The alley cropping system involves growing crops between trees, bushes, or hedges that form alleys. The taller plants protect the shorter ones from winds and strong direct sunlight, as well as prevent soil erosion with their deep and resilient root systems.
Imagine a row cropping setup, except only one of the crops is planted initially. It is only when this first crop has flowered that the second crop is planted in the rows between the first one. A good example of this kind of system is chickpea and upland rice. Relay cropping reduces temporal overlap in harvesting, generating a more stable income over a given period of time. However, it is essential to choose a secondary crop that can tolerate the shade produced by the primary one.
This intercropping method is ideal if you are growing plants that mature in different timeframes. Once the fast-growing plant has been harvested, there is more space left behind for the slower-growing crop to thrive and develop.
The intercropping practice involves sowing different species (two or more) in one terrain with no distinct arrangement in rows or in the same rows. In this case, the time to sow and harvest coincides. Mixed cropping gives additional protection to the primary crop from winds, frosts, droughts, and other severe weather conditions.

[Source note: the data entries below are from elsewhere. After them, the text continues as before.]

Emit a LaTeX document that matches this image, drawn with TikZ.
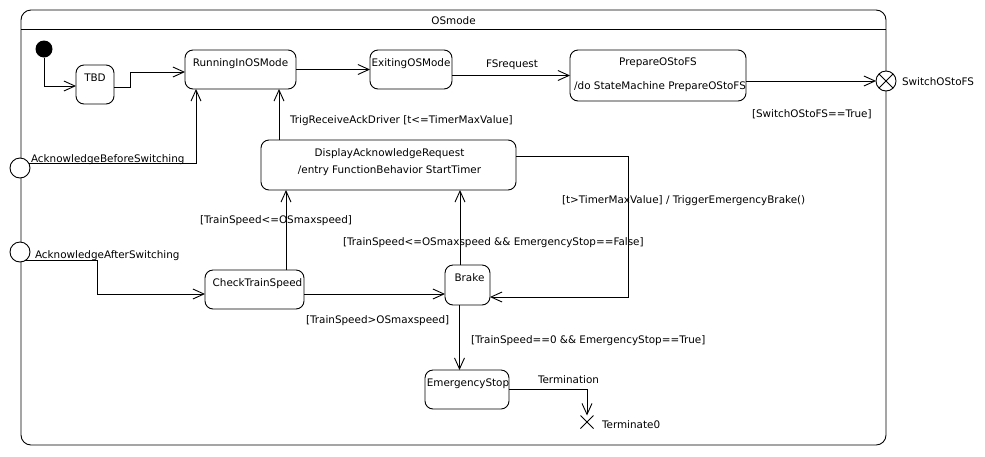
\documentclass[tikz,border=0pt]{standalone}
\usepackage{fontspec}
\setmainfont{DejaVu Sans}
\usetikzlibrary{arrows.meta,shapes.misc,calc}
\begin{document}
\begin{tikzpicture}[x=1pt,y=-1pt,
  every node/.style={font=\fontsize{10.4}{12}\selectfont, inner sep=0pt, outer sep=0pt},
  lw/.style={line width=0.9pt},
  st/.style={draw, line width=0.9pt, rounded corners=8pt},
  txt/.style={anchor=west, text height=7.6pt, text depth=2pt, yshift=-1.5pt},
  ctxt/.style={anchor=center, text height=7.6pt, text depth=2pt, yshift=-1.5pt},
  arr/.style={line width=0.9pt, -{Straight Barb[length=11pt,width=10pt]}},
  pt/.style={circle, draw, fill=white, line width=0.9pt, minimum size=20pt}
  ]
\useasboundingbox (0,0) rectangle (985,456);
% container
\node[draw, lw, rounded corners=10pt, minimum width=865pt, minimum height=435pt, anchor=north west] (osm) at (21,10) {};
\draw[lw] ([yshift=-19pt]osm.north west) -- ([yshift=-19pt]osm.north east);
\node[ctxt] (osmT) at ($(osm.north)+(0,10)$) {OSmode};
% states
\node[circle, fill=black, minimum size=17pt] (init) at (44,49) {};
\node[st, minimum width=38pt, minimum height=39pt] (tbd) at (95,84.5) {};
\node[ctxt] (tbdT) at ($(tbd.north)+(0,12)$) {TBD};
\node[st, minimum width=111pt, minimum height=39pt] (run) at (240.5,69.5) {};
\node[ctxt] (runT) at ($(run.north)+(0,12)$) {RunningInOSMode};
\node[st, minimum width=82pt, minimum height=39pt] (exit) at (411,69.5) {};
\node[ctxt] (exitT) at ($(exit.north)+(0,12)$) {ExitingOSMode};
\node[st, minimum width=176pt, minimum height=51pt] (prep) at (658,75.5) {};
\node[ctxt] (prepT) at ($(prep.north)+(0,11)$) {PrepareOStoFS};
\node[ctxt] (prepD) at ($(prep.north)+(2,35)$) {/do StateMachine PrepareOStoFS};
\node[st, minimum width=255pt, minimum height=50pt] (disp) at (388.5,165) {};
\node[ctxt] (dispT) at ($(disp.north)+(1,12)$) {DisplayAcknowledgeRequest};
\node[ctxt] (dispE) at ($(disp.north)+(1,29)$) {/entry FunctionBehavior StartTimer};
\node[st, minimum width=99pt, minimum height=39pt] (chk) at (254.5,289.5) {};
\node[ctxt] (chkT) at ($(chk.north)+(3,12)$) {CheckTrainSpeed};
\node[st, minimum width=45pt, minimum height=40pt] (brake) at (467.5,285) {};
\node[ctxt] (brakeT) at ($(brake.north)+(2,12)$) {Brake};
\node[st, minimum width=84pt, minimum height=39pt] (emg) at (467,389.5) {};
\node[ctxt] (emgT) at ($(emg.north)+(1,12)$) {EmergencyStop};
% pseudo states
\node[pt] (ab) at (20,168) {};
\node[pt] (aa) at (20,252) {};
\node[pt] (sw) at (886,81) {};
\draw[lw] (sw.45) -- (sw.225) (sw.135) -- (sw.-45);
\node[cross out, draw, line width=0.9pt, minimum size=13pt] (term) at (587,422) {};
% point labels
\node[txt] (abL) at (31,158) {AcknowledgeBeforeSwitching};
\node[txt] (aaL) at (35,254) {AcknowledgeAfterSwitching};
\node[txt] (swL) at (902,81) {SwitchOStoFS};
\node[txt] (termL) at (602,424) {Terminate0};
% transitions
\draw[arr] (init) |- ([yshift=-1.5pt]tbd.west);
\draw[arr] ([yshift=-2.5pt]tbd.east) -- ++(16,0) |- ([yshift=-2.5pt]run.west);
\draw[arr] (run.east) -- (exit.west);
\draw[arr] (prep.west -| exit.east) -- (prep.west);
\draw[arr] (prep.east |- sw) -- (sw);
\draw[arr] (ab.30) -| ([xshift=-44.5pt]run.south);
\draw[arr] ([xshift=-109.5pt]disp.north) -- ([xshift=38.5pt]run.south);
\draw[arr] ([yshift=9pt]disp.east) -- ++(112,0) |- ([yshift=-12pt]brake.east);
\draw[arr] (aa.-60) -- ++(72,0) |- ([yshift=-4.5pt]chk.west);
\draw[arr] ([xshift=31.5pt]chk.north) -- ([xshift=-102.5pt]disp.south);
\draw[arr] ([yshift=-4.5pt]chk.east) -- ([yshift=-9pt]brake.west);
\draw[arr] ([xshift=-7.5pt]brake.north) -- ([xshift=71.5pt]disp.south);
\draw[arr] ([xshift=-8pt]brake.south) -- ([xshift=-7.5pt]emg.north);
\draw[arr] (emg.east) -| (term.north);
% transition labels
\node[txt] (l1) at (486,63) {FSrequest};
\node[txt] (l2) at (290,119) {TrigReceiveAckDriver [t<=TimerMaxValue]};
\node[txt] (l3) at (752,113) {[SwitchOStoFS==True]};
\node[txt] (l4) at (562,199) {[t>TimerMaxValue] / TriggerEmergencyBrake()};
\node[txt] (l5) at (200,219) {[TrainSpeed<=OSmaxspeed]};
\node[txt] (l6) at (343,241) {[TrainSpeed<=OSmaxspeed \&\& EmergencyStop==False]};
\node[txt] (l7) at (306,319) {[TrainSpeed>OSmaxspeed]};
\node[txt] (l8) at (471,339) {[TrainSpeed==0 \&\& EmergencyStop==True]};
\node[txt] (l9) at (538,379) {Termination};
\end{tikzpicture}
\end{document}
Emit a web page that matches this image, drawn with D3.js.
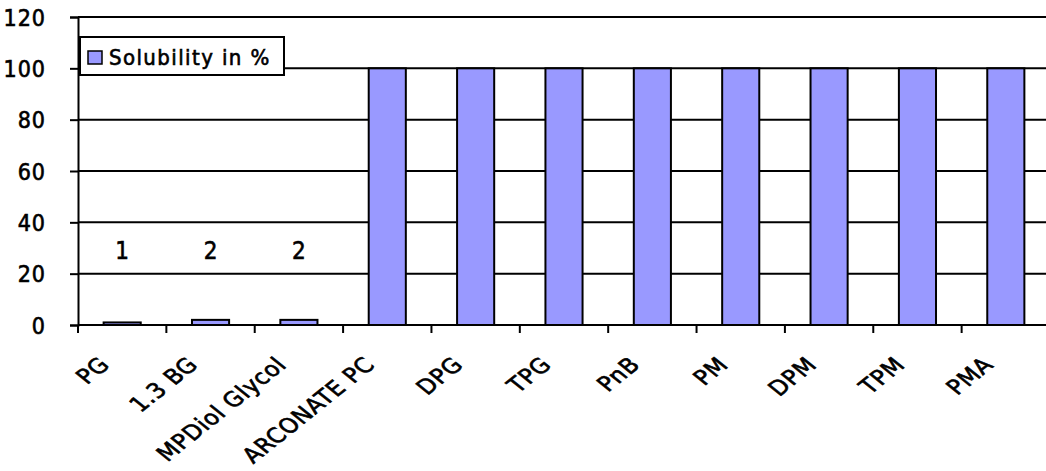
<!DOCTYPE html>
<html>
<head>
<meta charset="utf-8">
<script src="https://cdn.jsdelivr.net/npm/d3@7"></script>
<style>
  html, body { margin: 0; padding: 0; background: #fff; }
  text { font-family: "DejaVu Sans Condensed", "DejaVu Sans", sans-serif; fill: #000; stroke: #000; stroke-width: 0.6px; }
</style>
</head>
<body>
<svg id="chart" width="1046" height="471"></svg>
<script>
// data
const solvents = ["PG", "1.3 BG", "MPDiol Glycol", "ARCONATE PC", "DPG", "TPG", "PnB", "PM", "DPM", "TPM", "PMA"];
const solubility = [1, 2, 2, 100, 100, 100, 100, 100, 100, 100, 100];
const valueLabels = ["1", "2", "2"];   // only first three are labelled
const yTicks = [0, 20, 40, 60, 80, 100, 120];
const seriesName = "Solubility in %";

const svg = d3.select("#chart");
const margin = { top: 17, left: 78, bottom: 146 };
const plotRight = 1050;  // plot runs past the right edge
const height = +svg.attr("height");

const x = d3.scaleBand()
  .domain(solvents)
  .range([margin.left, plotRight])
  .paddingInner(0.58)
  .paddingOuter(0.29);

const y = d3.scaleLinear()
  .domain([0, 120])
  .range([height - margin.bottom, margin.top]);

// gridlines
svg.append("g")
  .selectAll("line")
  .data(yTicks)
  .join("line")
    .attr("x1", margin.left).attr("x2", plotRight)
    .attr("y1", d => y(d)).attr("y2", d => y(d))
    .attr("stroke", "#000").attr("stroke-width", 2);

// bars
svg.append("g")
  .selectAll("rect")
  .data(solvents)
  .join("rect")
    .attr("x", d => x(d))
    .attr("y", (d, i) => y(solubility[i]))
    .attr("width", x.bandwidth())
    .attr("height", (d, i) => y(0) - y(solubility[i]))
    .attr("fill", "#9999ff")
    .attr("stroke", "#000")
    .attr("stroke-width", 2);

// y axis
const yAxis = svg.append("g")
  .attr("transform", `translate(${margin.left},0)`)
  .call(d3.axisLeft(y).tickValues(yTicks).tickSize(8).tickPadding(24));
yAxis.select(".domain").attr("stroke-width", 2);
yAxis.selectAll(".tick line").attr("stroke-width", 2);
yAxis.selectAll(".tick text")
  .style("font-family", "DejaVu Sans Condensed")
  .style("font-size", "23px")
  .style("letter-spacing", "1px")
  .attr("dy", "0.36em");

// x axis: ticks sit at category boundaries
const boundaries = d3.range(solvents.length + 1).map(i => margin.left + i * (plotRight - margin.left) / solvents.length);
svg.append("g")
  .selectAll("line")
  .data(boundaries)
  .join("line")
    .attr("x1", d => d).attr("x2", d => d)
    .attr("y1", y(0)).attr("y2", y(0) + 8)
    .attr("stroke", "#000").attr("stroke-width", 2);

// category labels: 45° in a chart that was stretched sideways
svg.append("g")
  .selectAll("text")
  .data(solvents)
  .join("text")
    .attr("text-anchor", "end")
    .attr("transform", d => `translate(${x(d) + x.bandwidth() / 2 - 11},${y(0) + 41}) scale(1.25,1) rotate(-45)`)
    .style("font-size", "21px")
    .style("letter-spacing", "0.6px")
    .text(d => d);

// value labels
svg.append("g")
  .selectAll("text")
  .data(valueLabels)
  .join("text")
    .attr("x", (d, i) => x(solvents[i]) + x.bandwidth() / 2)
    .attr("y", y(25.7))
    .attr("text-anchor", "middle")
    .style("font-size", "24px")
    .text(d => d);

// legend
const legend = svg.append("g").attr("transform", "translate(80,37)");
legend.append("rect")
  .attr("width", 204).attr("height", 38)
  .attr("fill", "#fff").attr("stroke", "#000").attr("stroke-width", 2);
legend.append("rect")
  .attr("x", 8).attr("y", 14).attr("width", 14).attr("height", 13)
  .attr("fill", "#9999ff").attr("stroke", "#000").attr("stroke-width", 1.5);
legend.append("text")
  .attr("x", 29).attr("y", 28)
  .style("font-size", "22px")
  .style("letter-spacing", "1.4px")
  .text(seriesName);
</script>
</body>
</html>
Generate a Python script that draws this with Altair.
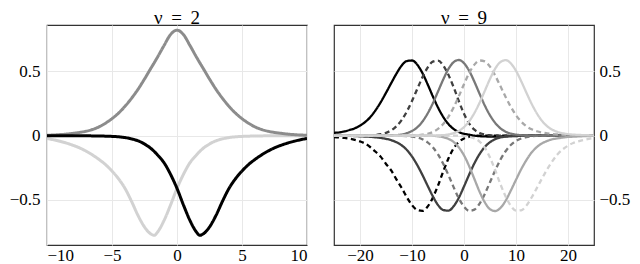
import altair as alt
import pandas as pd

# ---------------- left panel (nu = 2) ----------------
X_LEFT = [-10, -9.5, -9, -8.5, -8, -7.5, -7, -6.5, -6, -5.5, -5, -4.5, -4, -3.5, -3, -2.5, -2,
          -1.75, -1.5, -1, -0.5, 0, 0.5, 1, 1.5, 1.75,
          2, 2.5, 3, 3.5, 4, 4.5, 5, 5.5, 6, 6.5, 7, 7.5, 8, 8.5, 9, 9.5, 10]

LEFT_LIGHT = [-0.022, -0.032, -0.044, -0.058, -0.075, -0.095, -0.12, -0.15, -0.185, -0.225, -0.275,
              -0.335, -0.41, -0.51, -0.62, -0.71, -0.765, -0.775, -0.75, -0.66, -0.54, -0.41, -0.30,
              -0.21, -0.15, -0.123, -0.10, -0.065, -0.04, -0.025, -0.015, -0.009, -0.006, -0.004,
              -0.003, -0.002, -0.001, -0.001, 0.0, 0.0, 0.0, 0.0, 0.0]
LEFT_GRAY = [0.003, 0.005, 0.008, 0.012, 0.018, 0.025, 0.034, 0.048, 0.068, 0.097, 0.132, 0.175,
             0.228, 0.29, 0.36, 0.44, 0.525, 0.567, 0.61, 0.70, 0.785, 0.82, 0.785, 0.70, 0.61,
             0.567, 0.525, 0.44, 0.36, 0.29, 0.228, 0.175, 0.132, 0.097, 0.068, 0.048, 0.034,
             0.025, 0.018, 0.012, 0.008, 0.005, 0.003]
LEFT_BLACK = [0.0, 0.0, 0.0, 0.0, 0.0, -0.001, -0.001, -0.002, -0.003, -0.004, -0.006, -0.009,
              -0.015, -0.025, -0.04, -0.065, -0.10, -0.123, -0.15, -0.21, -0.30, -0.41, -0.54,
              -0.66, -0.75, -0.775, -0.765, -0.71, -0.62, -0.51, -0.41, -0.335, -0.275, -0.225,
              -0.185, -0.15, -0.12, -0.095, -0.075, -0.058, -0.044, -0.032, -0.022]

LEFT_SERIES = [LEFT_LIGHT, LEFT_GRAY, LEFT_BLACK]
LEFT_COLORS = ["#d2d2d2", "#8c8c8c", "#000000"]
LEFT_STYLES = ["solid", "solid", "solid"]

# ---------------- right panel (nu = 9) ----------------
X_RIGHT = list(range(-25, 26))

R_K_POS = [0.022, 0.025, 0.033, 0.044, 0.057, 0.078, 0.106, 0.145, 0.198, 0.261, 0.333, 0.408,
           0.481, 0.544, 0.580, 0.584, 0.552, 0.487, 0.400, 0.306, 0.219, 0.146, 0.090, 0.052,
           0.028, 0.014, 0.007, 0.0, -0.004, -0.006, -0.007, -0.007, -0.006, -0.005, -0.004,
           -0.003, -0.002, -0.002, -0.001, 0, 0, 0, 0, 0, 0, 0, 0, 0, 0, 0, 0]
R_K_NEG = [-0.011, -0.014, -0.018, -0.024, -0.033, -0.045, -0.062, -0.09, -0.125, -0.165, -0.22,
           -0.27, -0.34, -0.405, -0.478, -0.54, -0.578, -0.585, -0.552, -0.482, -0.388, -0.279,
           -0.178, -0.099, -0.049, -0.022, -0.009, -0.004, -0.001,
           0, 0, 0, 0, 0, 0, 0, 0, 0, 0, 0, 0, 0, 0, 0, 0, 0, 0, 0, 0, 0, 0]
R_D_POS = [0, 0, 0, 0, 0, 0, 0.001, 0.002, 0.005, 0.011, 0.022, 0.041, 0.073, 0.121, 0.187, 0.270,
           0.362, 0.453, 0.529, 0.575, 0.583, 0.546, 0.473, 0.377, 0.269, 0.170, 0.094, 0.046,
           0.021, 0.008, 0.003, 0, 0, 0, 0, 0, 0, 0, 0, 0, 0, 0, 0, 0, 0, 0, 0, 0, 0, 0, 0]
R_D_NEG = [0, -0.001, -0.002, -0.002, -0.003, -0.005, -0.007, -0.009, -0.013, -0.018, -0.025,
           -0.035, -0.051, -0.075, -0.111, -0.162, -0.228, -0.305, -0.389, -0.471, -0.539, -0.578,
           -0.583, -0.549, -0.483, -0.395, -0.302, -0.215, -0.143, -0.088, -0.051, -0.027, -0.014,
           -0.007, -0.003, -0.001, 0, 0, 0, 0, 0, 0, 0, 0, 0, 0, 0, 0, 0, 0, 0]
R_G_POS = [0, 0, 0, 0, 0, 0, 0, 0, 0, 0, 0.0, 0.002, 0.004, 0.008, 0.019, 0.036, 0.064, 0.109,
           0.172, 0.251, 0.343, 0.436, 0.518, 0.571, 0.588, 0.563, 0.504, 0.419, 0.325, 0.234,
           0.158, 0.099, 0.057, 0.031, 0.016, 0.008, 0.003, 0.001,
           0, 0, 0, 0, 0, 0, 0, 0, 0, 0, 0, 0, 0]
R_G_NEG = [0, 0, 0, 0, 0, 0, 0, 0, 0, 0, 0, 0, 0, -0.001, -0.003, -0.007, -0.014, -0.028, -0.052,
           -0.090, -0.146, -0.219, -0.306, -0.400, -0.487, -0.552, -0.584, -0.575, -0.529, -0.453,
           -0.362, -0.270, -0.187, -0.121, -0.073, -0.041, -0.022, -0.011, -0.005, -0.002, 0.0,
           0, 0, 0, 0, 0, 0, 0, 0, 0, 0]
R_L_POS = [0, 0, 0, 0, 0, 0, 0, 0, 0, 0, 0, 0, 0, 0, 0, 0.001, 0.003, 0.007, 0.014, 0.028, 0.052,
           0.090, 0.146, 0.219, 0.306, 0.400, 0.487, 0.552, 0.584, 0.577, 0.536, 0.467, 0.385,
           0.301, 0.224, 0.159, 0.109, 0.073, 0.050, 0.034, 0.024, 0.018, 0.013, 0.009, 0.007,
           0.005, 0.003, 0.002, 0.001, 0.001, 0.0]
R_L_NEG = [0, 0, 0, 0, 0, 0, 0, 0, 0, 0, 0, 0, 0, 0, 0, 0, 0, 0, 0, -0.001, -0.005, -0.012,
           -0.025, -0.049, -0.091, -0.153, -0.238, -0.337, -0.436, -0.518, -0.572, -0.586, -0.562,
           -0.506, -0.427, -0.343, -0.261, -0.190, -0.131, -0.089, -0.060, -0.041, -0.028, -0.021,
           -0.015, -0.010, -0.008, -0.006, -0.004, -0.003, -0.002]
R_W_POS = [0, 0, 0, 0, 0, 0, 0, 0, 0, 0, 0, 0, 0, 0, 0, 0, 0, 0, 0, 0, 0.002, 0.004, 0.009, 0.019,
           0.037, 0.066, 0.112, 0.176, 0.256, 0.348, 0.441, 0.521, 0.572, 0.587, 0.562, 0.504,
           0.423, 0.334, 0.248, 0.174, 0.115, 0.073, 0.046, 0.029, 0.018, 0.012, 0.008, 0.006,
           0.004, 0.003, 0.002]
R_W_NEG = [0, 0, 0, 0, 0, 0, 0, 0, 0, 0, 0, 0, 0, 0, 0, 0, 0, 0, 0, 0, 0, 0, 0, 0, 0, -0.003,
           -0.008, -0.021, -0.046, -0.094, -0.170, -0.269, -0.377, -0.473, -0.546, -0.583, -0.580,
           -0.544, -0.481, -0.408, -0.333, -0.261, -0.198, -0.145, -0.106, -0.078, -0.057, -0.044,
           -0.033, -0.025, -0.019]

RIGHT_SERIES = [R_K_POS, R_K_NEG, R_D_POS, R_D_NEG, R_G_POS, R_G_NEG, R_L_POS, R_L_NEG, R_W_POS, R_W_NEG]
RIGHT_COLORS = ["#000000", "#000000", "#404040", "#404040", "#787878", "#787878",
                "#a8a8a8", "#a8a8a8", "#d2d2d2", "#d2d2d2"]
RIGHT_STYLES = ["solid", "dashed", "dashed", "solid", "solid", "dashed", "dashed", "solid", "solid", "dashed"]

Y_DOMAIN = [-0.85, 0.86]
Y_TICKS = [-0.5, 0, 0.5]
FONT = "Liberation Serif"
LABEL_EXPR = "datum.value < 0 ? '\u2212' + format(-datum.value, '') : format(datum.value, '')"
DASH = {"solid": [1, 0], "dashed": [5, 3.5]}


def panel(xs, series, colors, styles, xdom, xticks, yorient, title, sw, ypad):
    layers = []
    for ys, col, sty in zip(series, colors, styles):
        df = pd.DataFrame({"x": xs, "y": ys})
        layers.append(
            alt.Chart(df).mark_line(
                strokeWidth=sw, interpolate="monotone", clip=True,
                color=col, strokeDash=DASH[sty],
            ).encode(
                x=alt.X("x:Q",
                        scale=alt.Scale(domain=xdom, nice=False, zero=False),
                        axis=alt.Axis(values=xticks, title=None, labelExpr=LABEL_EXPR,
                                      labelFont=FONT, labelPadding=2)),
                y=alt.Y("y:Q",
                        scale=alt.Scale(domain=Y_DOMAIN, nice=False, zero=False),
                        axis=alt.Axis(values=Y_TICKS, title=None, orient=yorient,
                                      labelExpr=LABEL_EXPR, labelFont=FONT, labelPadding=ypad)),
            )
        )
    return alt.layer(*layers).properties(
        width=260, height=220,
        title=alt.Title(title, font=FONT, fontSize=19, fontWeight="normal", color="#000000",
                        anchor="middle", offset=-3),
    )


left = panel(X_LEFT, LEFT_SERIES, LEFT_COLORS, LEFT_STYLES,
             [-10, 10], [-10, -5, 0, 5, 10], "left", "\u03bd \u2009= \u20092", 3, 7)
right = panel(X_RIGHT, RIGHT_SERIES, RIGHT_COLORS, RIGHT_STYLES,
              [-25, 25], [-20, -10, 0, 10, 20], "right", "\u03bd \u2009= \u20099", 2.3, 5)

chart = alt.hconcat(left, right, spacing=27, bounds="flush").properties(
    padding={"left": 0, "top": 0, "right": 0, "bottom": 0}
).configure_view(
    stroke="#333333", strokeWidth=1.2
).configure_axis(
    grid=True, gridColor="#e8e8e8", gridWidth=1, ticks=False, domain=False,
    labelFont=FONT, labelFontSize=17, labelColor="#000000",
)

chart.save("out.html", embed_options={"renderer": "svg", "actions": False})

As the name hints, the intercropping technique aids in trapping pests to protect the main culture. Popular examples of trapping plants are mustard and marigold, among others. The basic idea is to attract insects or fungi to the sacrificial secondary crops, thus protecting the cash one. Blue Hubbard squash is reported to be an efficient remedy from squash bugs, squash vine borers, spotted and striped cucumber beetles. Trap intercropping allows farmers to save on pesticides, with some successfully implemented systems requiring no chemical application at all.
Successful intercropping carries many economic and environmental benefits over its monocropping counterpart. By fostering symbiotic relationships between different crops, the reliance on chemical inputs can be reduced while producing plenty of food.